Раз десять подогревала. Где уговорами, где строгостью заставлю еду в рот положить, так он ее за щеку закатит — и сидит полчаса, не глотает.
Спасали только соки, которые я выжимала из свежих фруктов. Их Женя пил с удовольствием.
Пока сын рос, я жила как на пороховой бочке. Не было года, чтобы он чем-то серьезно не болел. Дизентерия, корь, коклюш, скарлатина, даже дифтерия! Диагноз я поставила сама, районный врач считала, что это ангина. Позвонила Виленкину, он приехал, вызвал медсестру. Жене сделали вливание — и сразу стало легче. Прощаясь, профессор сказал: «Опять должен вас похвалить. Промедли вы несколько часов — спасти мальчика уже бы не удалось».
Я вернулась к учебе, а с выздоравливающим сыном оставались баба Катя и дедушка Витя — единственный в нашей семье пенсионер.
Виктор Павлович рассаживал на диване игрушки и сочинял истории об их путешествиях и приключениях. Рассказы были настолько яркими и увлекательными, что Женя, не шелохнувшись, слушал часами.
С дедушкиных представлений и началось увлечение сына кукольным театром. Лет с пяти он лепил из пластилина миниатюрные головы сказочных героев и зверей, а потом, надев их на пальцы, разыгрывал перед нами и соседскими детьми целые спектакли. Со временем к «пальчиковым» добавились куклы-«петрушки» на руку, тростевые. Их Женя тоже мастерил сам: головы делал из папье-маше, рисовал акварельными красками лица, из обрезков ткани шил костюмы.
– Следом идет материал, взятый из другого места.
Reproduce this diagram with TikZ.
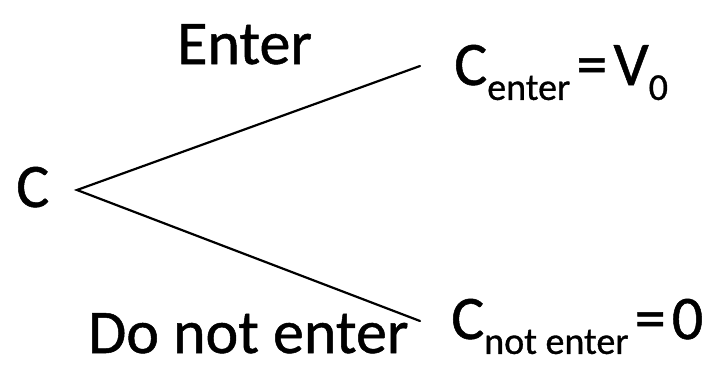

Как-то в Москву на гастроли приехал чехословацкий театр, там Женя увидел кукол с головами из мягкой резины. Сын несколько дней ходил под впечатлением: «У них лица живые! Куклы и смеются, и плачут, и сердятся!» А спустя неделю притащил из аптеки несколько круглых клизм. Приклеил к ним пуговицы-глаза, носы сделал из винных пробок, бритвой вырезал рты. «Труппа» получилась на загляденье. С ней Женя выступал и в школе, и у шефов — в Министерстве легкой промышленности.
В шестом классе он написал письмо Образцову. Рассказал, что сам сочиняет сюжеты и делает кукол. В ответ получил от Сергея Владимировича приглашение побывать за кулисами театра. В интервью сын говорит, что ходил к Образцову с другом, а на самом деле — со мной.
И в других историях я нахожу ту же «подмену». Нисколько не обижаюсь, потому что знаю причину, по которой его память хранит именно эти версии. В детстве Женя боялся выглядеть в глазах друзей маменькиным сынком, и это при том, что на самом деле был очень ко мне привязан.
Вот я веду сына в первый класс. В ту школу, куда, получив диплом пединститута, устроилась сама. На Жене — сшитый на заказ пиджак-френч со стоячим воротничком, «золотыми» пуговицами — как у дореволюционного гимназиста. У двери он мертвой хваткой цепляется за мою руку:
— Пойдем со мной.
— Нет, — отвечаю, — ты пойдешь один, а мне нужно в другой класс, к другим деткам.
Подумав немного, Женя кивает головой:
— Ладно.
Но когда будет звонок, ты уже здесь стой. Меня встречай, я к тебе выйду.
Летом после первого класса я взяла его с собой в лагерь, куда райком комсомола направил меня старшей пионервожатой. И вот во время тихого часа прибегает одна из воспитательниц: «Марта Борисовна, пойдемте со мной!» И прямиком к корпусу, в котором размещался самый неугомонный отряд — одиннадцати-двенадцатилетние мальчишки. Тихонько приоткрывает мне дверь. Посреди комнаты на табуретке сидит Женя и что-то рассказывает, а тридцать подростков лежат в кроватях и, подперев головы руками, слушают, боясь пропустить хоть слово.